Garrett Crochet had the worst start of his career at Target Field on Monday, allowing 11 runs, 10 earned, on nine hits and three walks in Boston's 13-6 loss to the Minnesota Twins. He lasted 1 2/3 innings, threw 55 pitches and did not strike anyone out, with two of his mistakes leaving the yard.
The collapse came only days after Tarik Skubal and Framber Valdez were also knocked around at the same park during the Twins' four-game sweep of the Detroit Tigers. In the span of a week, Crochet, Skubal and Valdez combined for 11 innings pitched, 28 hits, seven walks and 22 earned runs at Target Field, an 18.00 ERA stretch that is hard to ignore when three of the game's most accomplished left-handers are involved.
Skubal, the two-time defending AL Cy Young winner, allowed four runs on eight hits and two walks in 4 2/3 innings last Tuesday. Valdez followed the next day with eight runs on 10 hits and two walks in five innings.
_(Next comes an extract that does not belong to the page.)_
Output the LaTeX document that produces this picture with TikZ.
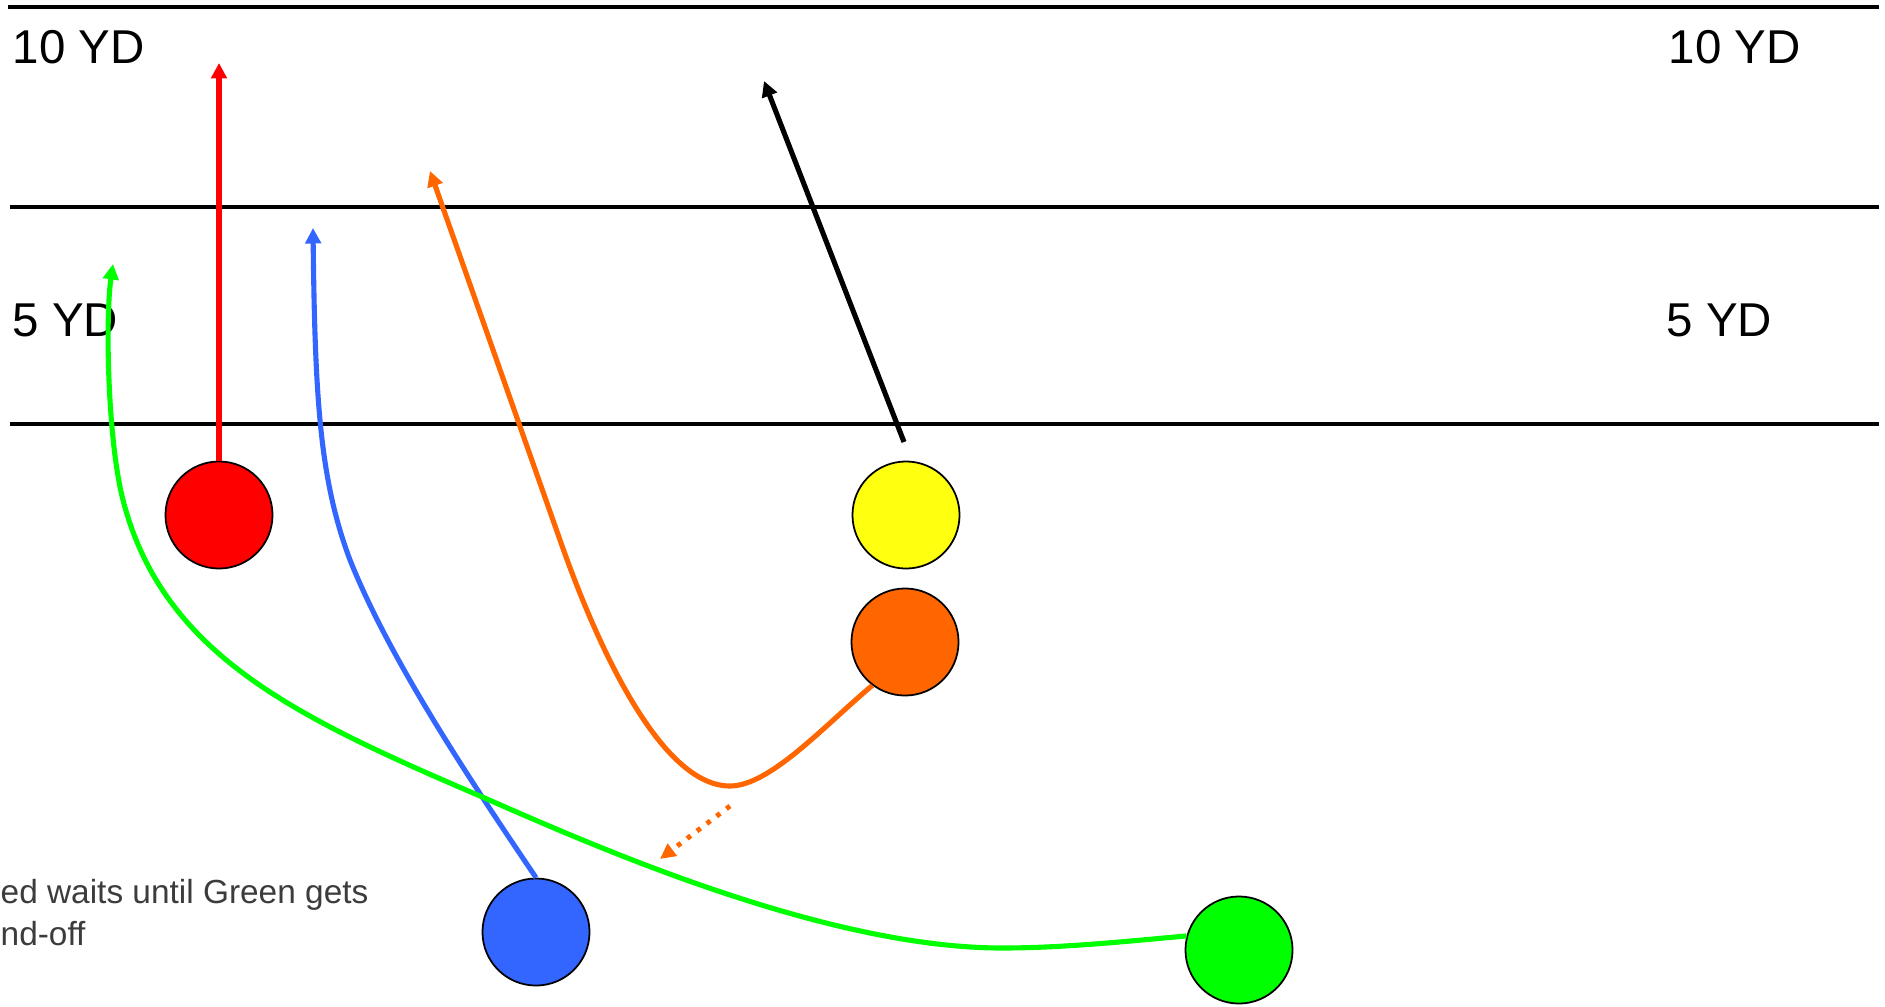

Crochet entered Monday as the reigning AL Cy Young runner-up, and all three pitchers are two-time All-Stars who rank among the best arms in baseball.
That makes the run of results in Minneapolis either a strange coincidence or a sign that Minnesota has seen left-handers particularly well at Target Field. For the Twins, the bigger point is simpler: they just spent a week turning elite pitching into damage, and the next test in the AL Central race is already in view.